Python Data Analysis

From bibbleWiki
Jump to navigation Jump to search

Introduction

There are two sets of statistical tools

  • Descriptive Statistics

Descriptive statistics describes data (for example, a chart or graph)

  • Inferential Statistics

Inferential statistics allows you to make predictions (“inferences”) from that data.
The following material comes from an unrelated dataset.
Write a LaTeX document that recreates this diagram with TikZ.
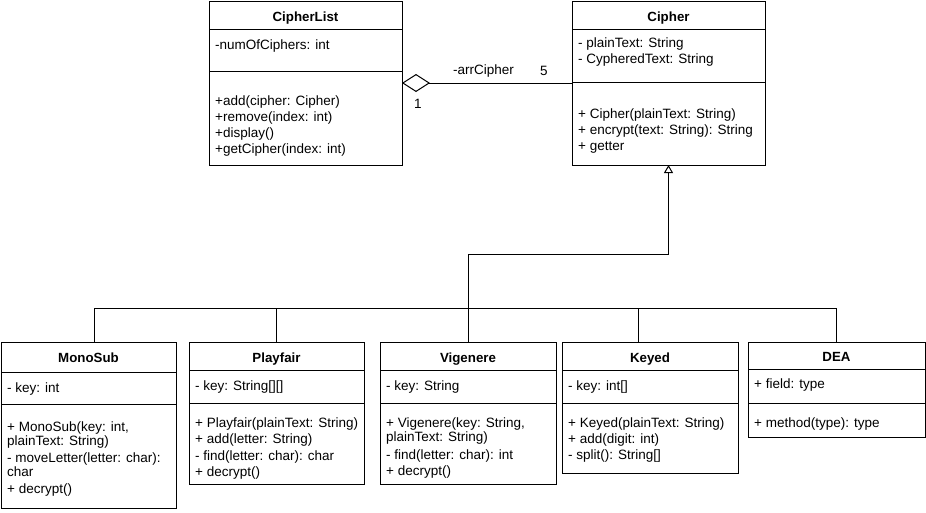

With inferential statistics, you take data from samples and make generalizations about a population

Package Managers

Pip

  • Install from PyPi
  • Install Python package only
  • Installs "wheels" Source only
  • To install other software you need another package manager installer

Conda

  • Install from Anaconda repository
  • Install packages as well as other tools
  • Installs binaries
  • Can also install other software

Python Refresh

We can run commands from the shell

pip install numpy
import numpy
numpy.__version__

Jupyter Notebooks (IPython)

This is open source and originated from the IPython project

Running a Jupyter Server

In Anaconda you can create environments with the create command

conda create -n py27 python=2.7
conda activate py27
conda deactivate

With Anaconda installed we can run Jupyter notebooks using

jupyter notebook

Follow the prompt and open in the browser

Jupyter Shortcuts

We can run commands in the notebook !pip install xxxx !pwd !ls !pip install ipywidgets
We read a csv with this

import numpy as np
import pandas as pd
import matplotlib.pyplot as pit
import seaborn as sns
import ipywidgets as widgets
from ipywidgets import interact, interact_manual

iris = pd.read_csv('IRIS.csv')

iris.head()

Pandas

Really like the simplicity of using python and pandas to look at data very simple but good examples to get me going

Concatenation

Here is concatenation

df1_dummy = {
    "serial_id" : ["1", "2", "3", "4", "5"],
    "sale_month" : ["Jan", "Feb", "Mar", "Apr", "May"],
    "sales" : ["12300", "25100", "17800", "20100", "21000"]
}

df1 = pd.DataFrame(df1_dummy, columns = ["serial_id", "sale_month", "sales"])

df1

Merging

df1 = pd.DataFrame({"product" : ["Prod_1", "Prod_2", "Prod_3", "Prod_4"], 
                   "division": ["Div_A", "Div_B", "Div_C", "Div_B"],
                   })

df6 = pd.DataFrame({"division" : ["Div_A", "Div_A", "Div_B", "Div_C", "Div_C", "Div_C"],
                   "emp_grade" : ["13", "14+", "12", "11", "10", "9-"]})

df7 = pd.merge(df1, df6)